TEMPO Interaktif, Makassar - Dinas Perindustrian dan Perdagangan Sulawesi Selatan akan memperketat aturan impor yang masuk ke Sulawesi Selatan. Hal ini diungkapkan oleh Kepala Bidang Perdagangan Luar Negeri Disperindag, Achmad Habib, bahwa pengawasan akan diperketat, terutama bagi barang-barang atau komoditas yang bisa diproduksi dalam negeri. “Hal ini demi menjaga keberlangsungan UMKM,” tutur Habib, dalam acara sosialisasi yang diperuntukkan bagi para importir dan pelaku usaha di hotel Sahid Jaya Makassar, Kamis, 26 Mei 2011.
Habib mengatakan, khusus untuk komoditi impor, pada prinsipnya pemerintah bertanggung-jawab melindungi kepentingan dalam negeri, kepentingan petani dan nelayan, serta kepentingan tenaga kerja. Hal inilah, menurut Habib, merupakan poin yang utama diperhatikan. Beberapa produk yang dianjurkan untuk tidak diimpor ke Sulawesi Selatan, lanjut dia, adalah komoditas hasil laut, seperti ikan dan udang. “Kita adalah sentra penghasil ikan dan udang,” ucap dia.

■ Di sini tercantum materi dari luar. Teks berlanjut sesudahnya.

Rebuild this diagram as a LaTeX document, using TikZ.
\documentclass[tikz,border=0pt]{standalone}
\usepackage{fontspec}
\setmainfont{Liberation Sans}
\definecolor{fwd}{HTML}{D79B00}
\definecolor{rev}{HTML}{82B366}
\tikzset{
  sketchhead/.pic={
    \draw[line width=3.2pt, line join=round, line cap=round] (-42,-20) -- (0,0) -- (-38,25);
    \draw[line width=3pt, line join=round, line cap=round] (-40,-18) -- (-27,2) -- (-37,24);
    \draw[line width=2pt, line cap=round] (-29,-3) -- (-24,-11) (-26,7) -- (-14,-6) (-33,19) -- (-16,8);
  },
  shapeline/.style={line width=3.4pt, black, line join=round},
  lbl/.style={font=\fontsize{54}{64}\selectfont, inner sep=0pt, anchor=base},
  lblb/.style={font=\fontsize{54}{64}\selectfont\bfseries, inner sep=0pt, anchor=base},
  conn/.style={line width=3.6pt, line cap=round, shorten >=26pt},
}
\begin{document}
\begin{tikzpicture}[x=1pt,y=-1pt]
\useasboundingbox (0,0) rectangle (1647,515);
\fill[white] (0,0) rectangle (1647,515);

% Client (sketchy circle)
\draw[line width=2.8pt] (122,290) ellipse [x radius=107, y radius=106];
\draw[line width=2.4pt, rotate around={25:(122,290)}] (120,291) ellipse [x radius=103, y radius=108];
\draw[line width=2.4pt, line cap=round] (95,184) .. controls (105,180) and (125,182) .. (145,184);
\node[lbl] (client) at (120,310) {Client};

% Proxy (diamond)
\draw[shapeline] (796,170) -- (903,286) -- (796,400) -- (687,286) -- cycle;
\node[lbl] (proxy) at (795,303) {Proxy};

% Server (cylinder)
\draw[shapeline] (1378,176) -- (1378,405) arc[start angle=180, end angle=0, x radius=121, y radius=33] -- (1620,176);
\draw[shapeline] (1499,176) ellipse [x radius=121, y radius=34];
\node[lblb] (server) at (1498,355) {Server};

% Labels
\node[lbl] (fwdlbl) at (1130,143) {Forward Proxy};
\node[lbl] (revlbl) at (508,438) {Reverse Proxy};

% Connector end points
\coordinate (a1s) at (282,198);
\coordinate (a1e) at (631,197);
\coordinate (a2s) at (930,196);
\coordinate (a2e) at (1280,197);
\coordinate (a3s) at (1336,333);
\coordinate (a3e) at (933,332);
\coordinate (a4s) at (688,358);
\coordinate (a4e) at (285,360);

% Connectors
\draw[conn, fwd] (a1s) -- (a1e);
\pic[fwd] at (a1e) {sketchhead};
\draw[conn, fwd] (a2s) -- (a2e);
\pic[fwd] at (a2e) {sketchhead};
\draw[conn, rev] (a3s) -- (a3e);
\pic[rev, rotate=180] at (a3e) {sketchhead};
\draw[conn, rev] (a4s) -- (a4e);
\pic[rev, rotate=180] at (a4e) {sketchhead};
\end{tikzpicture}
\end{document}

Meski begitu, kata Habib, pemerintah tidak bisa membuat regulasi yang melarang masuknya komoditas ini. “Ikan dan udang merupakan komoditas yang tidak diatur secara khusus,” katanya. Dengan demikian, barang ini bisa masuk secara bebas. Namun, pemerintah tetap bertanggung-jawab untuk melindungi nelayan lokal sehingga perlu dilakukan sosialisasi bagi importir. “Inilah yang menjadi pekerjaan rumah bagi Disperindag untuk melindungi para nelayan dan petani,” ujar Habib
Habib menambahkan bahwa komoditas lain yang perlu diperhatikan masuk ke Sulawesi Selatan adalah beras dan jagung. Di supermarket-supermarket di Makassar masih sering dijumpai beras yang diimpor dari Jepang. Oleh karena itu, pemerintah akan bermain pada tarif impor. Habib mengatakan tahun 2020 nanti bea impor akan naik hingga 50 persen. “Sebenarnya kita tidak secara sengaja menaikkan tarif impor. Memang aturannya demikian,” katanya.
Namun, Habib tak memungkiri jika para pelaku usaha akan diberi kelonggaran terkait aturan impor ini. Dia memberikan contoh, gula rafinasi yang selama ini banyak beredar dalam negeri. “Gula rafinasi ini tidak boleh dijual ke masyarakat, hanya diperuntukkan bagi industri,” kata Habib. Oleh sebab itu, lanjut dia gula rafinasi diperbolehkan untuk diimpor dengan ketentuan jumlahnya dibatasi. Namun, ada kebijakan pemerintah yang memperbolehkan gula rafinasi dikonsumsi masyarakat. “Daripada kebutuhan gula masyarakat tidak terpenuhi, mau bagaimana lagi. Gula mahal dan produksi kecil,” tambahnya.
Menurut Habib, upaya memperketat aturan impor ini dilakukan untuk mengurangi ketergantungan dalam negeri terhadap komoditas dari luar. Misalnya, impor gandum untuk produksi terigu dan roti. Dia mengatakan harus ada upaya dari pemerintah agar industri dalam negeri menggunakan barang-barang lokal. “Apa salahnya jika kita mencoba membuat roti dengan tepung beras atau tepung jagung,” ujar Habib.
Ketua Himpunan Nelayan Seluruh Indonesia (HNSI) Sulawesi Selatan, H.M. Sain Muin, mengatakan masuknya ikan impor atau komoditas hasil laut lainnya ke Sulawesi Selatan bisa mempengaruhi perikanan di Sulawesi Selatan. Menurut Sain, hal ini bisa merugikan nelayan sehingga memang perlu dibuat aturan terkait hal ini. “Selama ini ikan-ikan kita harganya cukup terjangkau di pasar luar negeri, jadi tidak mungkin ada ikan impor yang masuk ke Sulsel,” kata dia.